Не могу я пасовать перед трудностями. Поэтому даже сейчас, объясняясь с начальством, говорю уверенно. Даже подбородок немного задрала. Я все сделала правильно!
- А почему его нельзя транспортировать в другую клинику? – допытывается главврач до самого жаренного.
- Я не говорила, что нельзя. Я только сказала, что транспортировка в первые сутки может вызвать осложнения.
- Да?! А вот медсестра из реанимационного отделения в своей докладной написала, что вы именно запретили перевозить Арсеньева.

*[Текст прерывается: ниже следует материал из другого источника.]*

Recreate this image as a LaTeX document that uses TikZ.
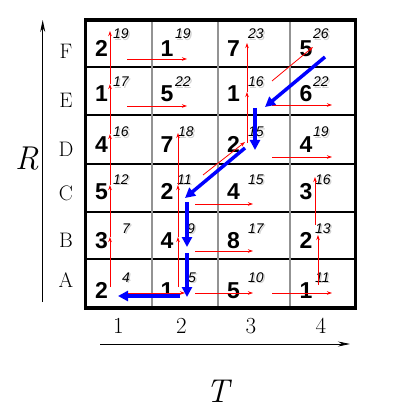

Иннокентий Игнатович трясет листком бумаги, на котором от руки написана жалоба на меня дежурной медсестрой реанимации. Я не вижу сочувствующих взглядов коллег. Я лишь не выдерживаю и вслух четко произношу:
- Вот сучка…
6. Глава 6 Люда
От меня явно не ожидали подобного. Поскольку я всегда стараюсь сдерживать свои эмоции. Общаюсь с очень узким кругом врачей. Поэтому сейчас я лишь краем уха услышала несколько ухмылок коллег. Зато увидела начальника в гневе. По аналогии со мной всегда уравновешенный Иннокентий Игнатович с психом кладет на стол лист с докладной медсестры, бьет по нему кулаком и рявкает:
- Планерка закончена! Все свободны, кроме Соколовой!
Впервые вижу мужчину в таком возбужденном состоянии. Боюсь, что сейчас будет кричать на меня, не стесняясь в словах, выражениях и действиях. Может быть даже в меня и полетит что-то. Наверное я заслужила этого, хотя все делала по инструкции. И по совести. Боюсь, что Иннокентий Игнатович именно сейчас поставит систему превыше всего. Чему я совсем не рада. Его гнев на меня настолько сильный, что я приготовилась слушать крики и ор в свой адрес, даже не вслушиваясь в слова.
Но я ошибалась.
Как только все вышли из кабинета, главврач спокойным тоном указывает мне на стул напротив своего стола.
- Садись. Разговор есть.
Я не пасую перед трудностями. Но оставаться наедине с разъяренным мужчиной страшно. Стараясь быть спокойнее, усаживаюсь напротив него. Все же есть шансы, что из кабинета я выйду живой.
- Люд, ты конечно же молодец, - произносит Иннокентий Игнатович будто с сожалением. Или с облегчением? – Я понимаю твой порыв и посыл. Тот факт, что ты взялась за него, провела такую сложную операцию, указывает на твой профессионализм. Растешь. В моих глазах и глазах сотрудников. Поэтому уже и жалобы на тебя катают.
От удивления у меня округляются глаза. Но лишь на мгновение. Я держусь. Спокойно.
- Куда было бы страшнее, если бы ты пошла на поводу у дежурной приемного покоя и отправила бы Арсеньева в другую клинику. А он по дороге бы умер. Вот тогда бы нас точно затаскали по судам. Так что и с юридической точки зрения все сделала правильно. Отстояла свою честь и нашей больницы. Кстати, дежурная приемного покоя тоже написала на тебя докладную.
Главврач достает второй лист. Складывает их с первым и рвет на мелкие кусочки, выбрасывая мусор в корзину под своим столом. Иннокентий Игнатович при этом так морщится, что даже инстинктивно протирает руки о свои брюки.
- Весь этот спектакль здесь я устроил, чтобы люди остальные не подумали о том, будто бы ты моя любимица. Ты знаешь, как у нас любят косточки перемывать. Того и гляди, в любовницы мои тебя запишут. У нас это любят. Я от вас молодых не знаю как отбиться.
От этих слов мне смешно, но я не смеюсь, потому как его слова правдивы. Ко мне и так относятся предвзято. Молодая, красивая (да, теперь я не синий чулок), с образованием и имею определенное уважение от главврача. Если бы сейчас Иннокентий Игнатович не принял докладные, а объяснил мою правдивость, среди медсестер, а затем и врачей, пошли бы очень нехорошие слухи.